* _AIM OF THE EXERCISE_: The exercise asks for every line of the data to be reproduced exactly.

===

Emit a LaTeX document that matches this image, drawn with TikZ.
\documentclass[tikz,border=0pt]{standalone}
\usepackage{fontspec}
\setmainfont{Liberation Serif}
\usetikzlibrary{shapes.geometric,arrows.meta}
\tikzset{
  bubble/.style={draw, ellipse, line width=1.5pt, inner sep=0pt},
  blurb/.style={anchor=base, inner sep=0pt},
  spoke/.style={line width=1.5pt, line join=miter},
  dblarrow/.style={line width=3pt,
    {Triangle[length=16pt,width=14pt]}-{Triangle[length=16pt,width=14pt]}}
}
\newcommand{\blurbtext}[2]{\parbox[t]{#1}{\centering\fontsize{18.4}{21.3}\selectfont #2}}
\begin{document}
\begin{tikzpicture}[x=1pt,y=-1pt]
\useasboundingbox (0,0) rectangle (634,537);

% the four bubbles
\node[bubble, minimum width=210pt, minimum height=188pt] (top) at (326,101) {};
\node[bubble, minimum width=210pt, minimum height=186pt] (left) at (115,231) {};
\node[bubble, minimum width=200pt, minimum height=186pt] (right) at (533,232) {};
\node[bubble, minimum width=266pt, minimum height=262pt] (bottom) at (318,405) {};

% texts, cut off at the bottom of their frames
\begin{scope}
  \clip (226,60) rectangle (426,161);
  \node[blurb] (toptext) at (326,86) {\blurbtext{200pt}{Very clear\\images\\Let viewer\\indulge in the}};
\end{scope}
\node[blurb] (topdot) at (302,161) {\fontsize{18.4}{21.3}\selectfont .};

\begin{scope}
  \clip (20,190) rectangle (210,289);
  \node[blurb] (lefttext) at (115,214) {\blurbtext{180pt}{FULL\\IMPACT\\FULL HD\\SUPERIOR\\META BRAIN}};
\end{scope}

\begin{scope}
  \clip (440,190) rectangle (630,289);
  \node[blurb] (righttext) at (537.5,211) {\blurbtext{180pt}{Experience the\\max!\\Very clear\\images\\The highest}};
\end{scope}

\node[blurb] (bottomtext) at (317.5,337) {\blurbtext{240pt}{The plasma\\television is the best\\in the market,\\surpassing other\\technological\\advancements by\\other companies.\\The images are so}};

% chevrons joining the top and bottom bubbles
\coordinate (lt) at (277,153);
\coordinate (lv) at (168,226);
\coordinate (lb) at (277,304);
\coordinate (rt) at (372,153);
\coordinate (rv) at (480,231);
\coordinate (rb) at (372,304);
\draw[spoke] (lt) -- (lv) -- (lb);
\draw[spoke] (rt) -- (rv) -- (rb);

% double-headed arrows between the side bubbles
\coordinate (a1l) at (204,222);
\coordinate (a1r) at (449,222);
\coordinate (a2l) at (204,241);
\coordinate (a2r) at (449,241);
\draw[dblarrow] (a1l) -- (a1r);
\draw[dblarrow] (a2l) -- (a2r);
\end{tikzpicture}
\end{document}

===

* _RESPONSE_:
Emit a LaTeX document that matches this image, drawn with TikZ.
\documentclass[tikz,border=0pt]{standalone}
\usepackage{fontspec}
\setmainfont{Liberation Serif}
\usetikzlibrary{shapes.geometric,arrows.meta}
\tikzset{
  bubble/.style={draw, ellipse, line width=1.5pt, inner sep=0pt},
  blurb/.style={anchor=base, inner sep=0pt},
  spoke/.style={line width=1.5pt, line join=miter},
  dblarrow/.style={line width=3pt,
    {Triangle[length=16pt,width=14pt]}-{Triangle[length=16pt,width=14pt]}}
}
\newcommand{\blurbtext}[2]{\parbox[t]{#1}{\centering\fontsize{18.4}{21.3}\selectfont #2}}
\begin{document}
\begin{tikzpicture}[x=1pt,y=-1pt]
\useasboundingbox (0,0) rectangle (634,537);

% the four bubbles
\node[bubble, minimum width=210pt, minimum height=188pt] (top) at (326,101) {};
\node[bubble, minimum width=210pt, minimum height=186pt] (left) at (115,231) {};
\node[bubble, minimum width=200pt, minimum height=186pt] (right) at (533,232) {};
\node[bubble, minimum width=266pt, minimum height=262pt] (bottom) at (318,405) {};

% texts, cut off at the bottom of their frames
\begin{scope}
  \clip (226,60) rectangle (426,161);
  \node[blurb] (toptext) at (326,86) {\blurbtext{200pt}{Very clear\\images\\Let viewer\\indulge in the}};
\end{scope}
\node[blurb] (topdot) at (302,161) {\fontsize{18.4}{21.3}\selectfont .};

\begin{scope}
  \clip (20,190) rectangle (210,289);
  \node[blurb] (lefttext) at (115,214) {\blurbtext{180pt}{FULL\\IMPACT\\FULL HD\\SUPERIOR\\META BRAIN}};
\end{scope}

\begin{scope}
  \clip (440,190) rectangle (630,289);
  \node[blurb] (righttext) at (537.5,211) {\blurbtext{180pt}{Experience the\\max!\\Very clear\\images\\The highest}};
\end{scope}

\node[blurb] (bottomtext) at (317.5,337) {\blurbtext{240pt}{The plasma\\television is the best\\in the market,\\surpassing other\\technological\\advancements by\\other companies.\\The images are so}};

% chevrons joining the top and bottom bubbles
\coordinate (lt) at (277,153);
\coordinate (lv) at (168,226);
\coordinate (lb) at (277,304);
\coordinate (rt) at (372,153);
\coordinate (rv) at (480,231);
\coordinate (rb) at (372,304);
\draw[spoke] (lt) -- (lv) -- (lb);
\draw[spoke] (rt) -- (rv) -- (rb);

% double-headed arrows between the side bubbles
\coordinate (a1l) at (204,222);
\coordinate (a1r) at (449,222);
\coordinate (a2l) at (204,241);
\coordinate (a2r) at (449,241);
\draw[dblarrow] (a1l) -- (a1r);
\draw[dblarrow] (a2l) -- (a2r);
\end{tikzpicture}
\end{document}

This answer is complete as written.